(Material provided)
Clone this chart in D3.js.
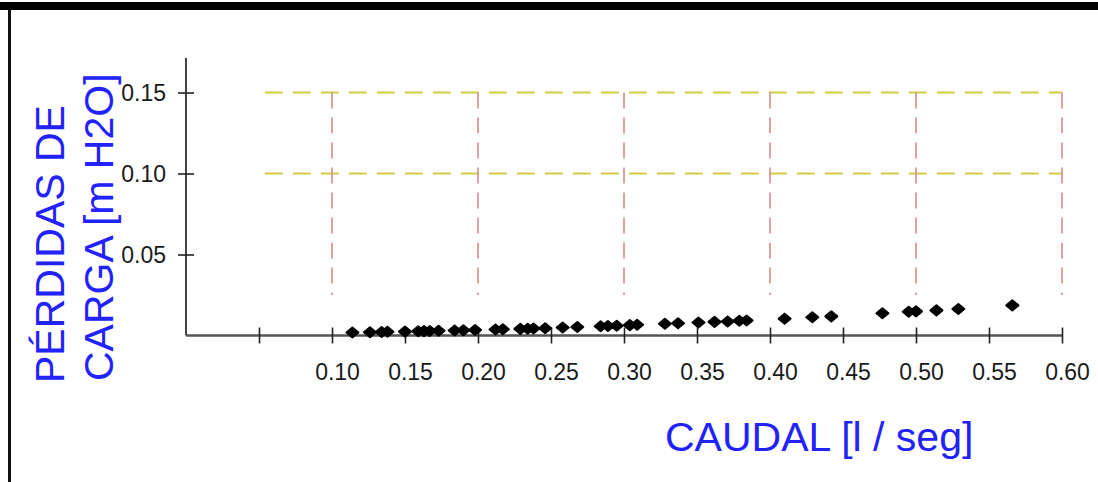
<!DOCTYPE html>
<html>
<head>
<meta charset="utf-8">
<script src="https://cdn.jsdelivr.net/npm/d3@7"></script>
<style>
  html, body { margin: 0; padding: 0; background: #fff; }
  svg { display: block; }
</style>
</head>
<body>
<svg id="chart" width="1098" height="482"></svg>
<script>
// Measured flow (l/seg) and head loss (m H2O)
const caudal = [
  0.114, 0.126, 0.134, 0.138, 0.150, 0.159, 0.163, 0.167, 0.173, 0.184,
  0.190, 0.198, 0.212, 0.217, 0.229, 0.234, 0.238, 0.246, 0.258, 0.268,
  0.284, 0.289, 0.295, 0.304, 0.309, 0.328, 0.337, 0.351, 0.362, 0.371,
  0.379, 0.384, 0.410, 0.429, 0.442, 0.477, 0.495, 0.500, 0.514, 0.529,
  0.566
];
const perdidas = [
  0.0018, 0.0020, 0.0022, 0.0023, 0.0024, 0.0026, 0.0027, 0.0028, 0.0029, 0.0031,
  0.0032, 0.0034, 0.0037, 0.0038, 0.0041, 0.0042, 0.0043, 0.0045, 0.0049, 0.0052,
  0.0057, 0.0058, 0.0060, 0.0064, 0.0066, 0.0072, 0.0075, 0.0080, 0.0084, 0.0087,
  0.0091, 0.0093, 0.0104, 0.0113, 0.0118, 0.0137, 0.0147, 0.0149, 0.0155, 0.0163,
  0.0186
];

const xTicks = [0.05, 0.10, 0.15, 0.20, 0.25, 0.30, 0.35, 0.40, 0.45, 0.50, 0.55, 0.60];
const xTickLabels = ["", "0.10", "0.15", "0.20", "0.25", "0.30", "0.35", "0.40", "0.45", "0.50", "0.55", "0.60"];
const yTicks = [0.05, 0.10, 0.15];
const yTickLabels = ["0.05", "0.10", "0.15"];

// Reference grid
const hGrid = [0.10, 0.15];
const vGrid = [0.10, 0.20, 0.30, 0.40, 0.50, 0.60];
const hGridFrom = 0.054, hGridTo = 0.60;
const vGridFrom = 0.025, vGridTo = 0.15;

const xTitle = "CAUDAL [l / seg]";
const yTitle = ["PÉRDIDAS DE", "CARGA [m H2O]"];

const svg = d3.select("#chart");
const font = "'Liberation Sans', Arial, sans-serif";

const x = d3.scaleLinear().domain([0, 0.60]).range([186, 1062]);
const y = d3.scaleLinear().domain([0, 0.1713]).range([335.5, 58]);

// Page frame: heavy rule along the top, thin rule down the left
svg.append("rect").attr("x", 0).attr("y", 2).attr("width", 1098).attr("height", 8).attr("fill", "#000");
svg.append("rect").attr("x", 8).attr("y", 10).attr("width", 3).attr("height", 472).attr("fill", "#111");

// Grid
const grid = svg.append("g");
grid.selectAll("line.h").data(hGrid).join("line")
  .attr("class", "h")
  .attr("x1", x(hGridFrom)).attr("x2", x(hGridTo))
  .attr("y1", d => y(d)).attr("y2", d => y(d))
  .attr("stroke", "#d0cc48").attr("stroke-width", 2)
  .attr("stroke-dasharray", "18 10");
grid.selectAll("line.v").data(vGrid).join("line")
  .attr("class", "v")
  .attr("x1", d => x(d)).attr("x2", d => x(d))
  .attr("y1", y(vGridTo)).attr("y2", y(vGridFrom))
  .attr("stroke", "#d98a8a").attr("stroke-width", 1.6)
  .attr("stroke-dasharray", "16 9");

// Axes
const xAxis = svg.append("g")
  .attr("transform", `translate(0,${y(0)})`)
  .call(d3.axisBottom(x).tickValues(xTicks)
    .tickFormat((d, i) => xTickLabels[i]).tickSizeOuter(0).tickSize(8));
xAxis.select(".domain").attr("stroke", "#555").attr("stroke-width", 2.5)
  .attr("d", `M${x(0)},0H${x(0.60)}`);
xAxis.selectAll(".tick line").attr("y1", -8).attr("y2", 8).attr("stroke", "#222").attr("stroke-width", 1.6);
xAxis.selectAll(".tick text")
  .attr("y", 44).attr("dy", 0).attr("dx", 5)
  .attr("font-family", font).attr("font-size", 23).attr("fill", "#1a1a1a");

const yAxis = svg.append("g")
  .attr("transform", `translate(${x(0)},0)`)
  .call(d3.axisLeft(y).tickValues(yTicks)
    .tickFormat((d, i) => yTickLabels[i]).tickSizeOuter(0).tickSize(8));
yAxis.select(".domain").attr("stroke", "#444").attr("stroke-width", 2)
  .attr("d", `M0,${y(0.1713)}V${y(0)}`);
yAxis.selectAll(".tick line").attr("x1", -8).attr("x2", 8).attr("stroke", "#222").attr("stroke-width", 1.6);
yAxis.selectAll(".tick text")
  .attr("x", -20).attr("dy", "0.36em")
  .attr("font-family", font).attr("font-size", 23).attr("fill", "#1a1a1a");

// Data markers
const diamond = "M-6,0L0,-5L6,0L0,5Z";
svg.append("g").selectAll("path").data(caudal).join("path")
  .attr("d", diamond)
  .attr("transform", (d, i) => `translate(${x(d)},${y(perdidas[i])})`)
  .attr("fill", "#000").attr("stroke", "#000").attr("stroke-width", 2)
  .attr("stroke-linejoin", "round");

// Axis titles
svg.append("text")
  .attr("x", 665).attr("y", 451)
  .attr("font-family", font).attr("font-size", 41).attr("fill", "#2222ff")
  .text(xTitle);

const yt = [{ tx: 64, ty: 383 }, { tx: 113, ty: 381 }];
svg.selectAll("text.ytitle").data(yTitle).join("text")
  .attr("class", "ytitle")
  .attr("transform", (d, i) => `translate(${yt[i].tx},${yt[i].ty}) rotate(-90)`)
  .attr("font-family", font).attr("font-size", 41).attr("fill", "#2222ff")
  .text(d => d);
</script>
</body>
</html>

(Work required) Go through the listing above and locate each line that holds the word "chart". Copy those lines.

(Output below)
Clone this chart in D3.js.
<svg id="chart" width="1098" height="482"></svg>
const svg = d3.select("#chart");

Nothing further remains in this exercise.